Yıllardır gittiğim her restoranda tabağı bitirmeye çalışırım, beni çok zorlamazsa veya söylediğim yemek olağanüstü kötü değilse. Zaten yeni restoranlar keşfetme sevdalısı değil, elimdeki iyi restoranlardan şaşmamayı adet edinmiş bir adam olduğundan tabağı içindekilerle beraber gönderdiğim çok az olmuştur. Zaten acırım o dökülen yemeklere. Sinemada bugüne kadar hiçbir filmin yarısında çıkmamış olmam (zaten çıkmanın kenarına da 1-2 filmde gelmişimdir) da belki bu alışkanlığın bir sonucudur. Neyse efendim Amersfoort'ta bir suşi restoranı ararken meğer yakınımızda bir cevher varmış dedirten, eve araba ile 5-6 dakika uzaklıkta bir mekan bulduk. Bulduk dediğim bizim hatun
Black Pearl buldu. McDonalds'ın karşısında olması sebebiyle daha saptar saptamaz haneye bir artı yazdılar. Bildiğimiz "ne yersen ye fiks fiyat" seçeneğinin de bulunduğu restoranlarından birisi işte. A1-Plaza. Ama en çok dikkatimi çeken özelliği girişte belirttiğim israfa karşı aldıkları tedbir.

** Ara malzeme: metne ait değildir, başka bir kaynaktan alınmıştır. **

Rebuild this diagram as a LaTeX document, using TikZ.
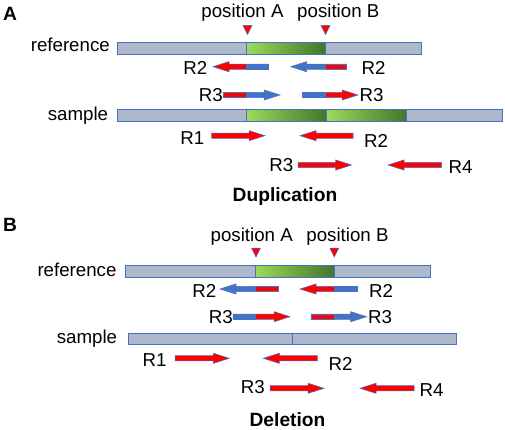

Efendim eğer maymun iştahlı bir adamsanız ve "
tabağımı doldurayım da doldurayım, yemezsem kalır parasıyla değil mi" diye olayı abartırsanız ve tabağın yarısında düğmeyi çözüp, kemeri gevşetip, sonra da
yok benden bu kadar diye garsona tabak doluyken teslimat yaparsanız garson size "
tabii efendim ama bir zahmet ben de parayı alayım" diyor. Restoranda yemekte artık bırakmanın cezası sıcaklarda 2, soğuklarda 1 euro. Üstelik bu tabak başına geçerli. Adam "
su değil elektrik yakıyoruz burada, senin midenin keyfini düşünemem" demiş kibarca. Aferim lan Hashimoto, ilk fırsatta geliyorum mekanına...Ayılığın lüzmu yok, azar azar alın....
4 yorum:
tam olarak adresini yazman mumkun mu?
benim mi restoranın mı? :))
aynı uygulama istanbul sushicoda da var. tabağında kalan suşilerin menü fiyatları ekleniyor hesabına
ooo iyiymiş, acaba fikir nerden çıktı? dedelerimizin sofrada direttiği bitir bırakırsan günah olur telkininden mi? :)
maksat sizi düşünüyoruz şövalyeliği üzerinden şirin gözüküp farklı olmak stratejisi mi?